As for the phone calls they have made, Kowalchuk and his team have been encouraged by the feedback they’ve been getting.
“People we’re talking to during the blitz had already made their decision to give. Some of them made that decision when the original mailing happened a year-and-a-half ago and they just didn’t get to it,” he remarked.
“Others had made a decision to make a donation and then upped them, and that’s what really blew us away—that folks went above and beyond what they originally thought they would do.
“I think it has to do with the groundswell with the blitz itself and the fact we are so close—people are making that effort to make sure we get past that $750,000.
“Even if we don’t hit the mark by 5 p.m. today, I think it’s realistic to probably see more money come in over the weekend, maybe even as late as Monday or Tuesday, to see us pass that $750,000,” he added.
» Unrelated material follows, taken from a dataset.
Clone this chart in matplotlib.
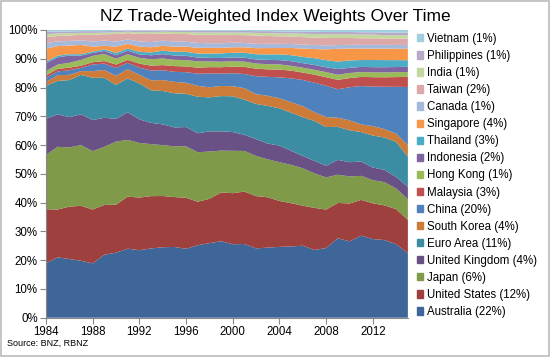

Kowalchuk admitted not everyone he and the other volunteers have talked to have wanted to donate, but those phone calls proved to be constructive nonetheless.
“Not everybody that we called were in support of the library, not everybody that we called made donations or pledges. The ones that had questions and wanted to ask them, I think we gave good answers to.
“And I know in several conversations that I had, people said, ‘I have a better understanding of why you’re building where you’re building, the process you’re going through,’ and some were amazed that we’ve been at this 14 years.
“It’s not just a flash in the pan that we decided we were going to build a library,” Kowalchuk stressed.
“The conversations that we tended to have were really quite enlightening,” he said. “We didn’t convince everyone they should give, nor did we expect to. But the ones that were willing to ask questions and go beyond the appeal we were making to them, came away a little bit more informed than before we called.”
Donations to the “Building for the Future” campaign can be small or large, in a lump sum, or spread over three, four, or five years—every penny helps to move the new Fort Frances Library and Technology Centre that much closer to construction.
Payment options, like Mastercard, VISA, and automatic deductions, are available. As well, all donations over $25 will be issued a tax receipt.
Donors who give $500 or more, or in memory or honour of others, will be acknowledged on a donor wall in the new library.
The Fort Frances Library and Technology Centre building committee is working on a timeline to proceed to tender in January to enable construction to begin in early spring.
It will be a 13,770 sq. ft., single-storey structure located at the corner of First Street East and Reid Avenue, adjacent to the Memorial Sports Centre.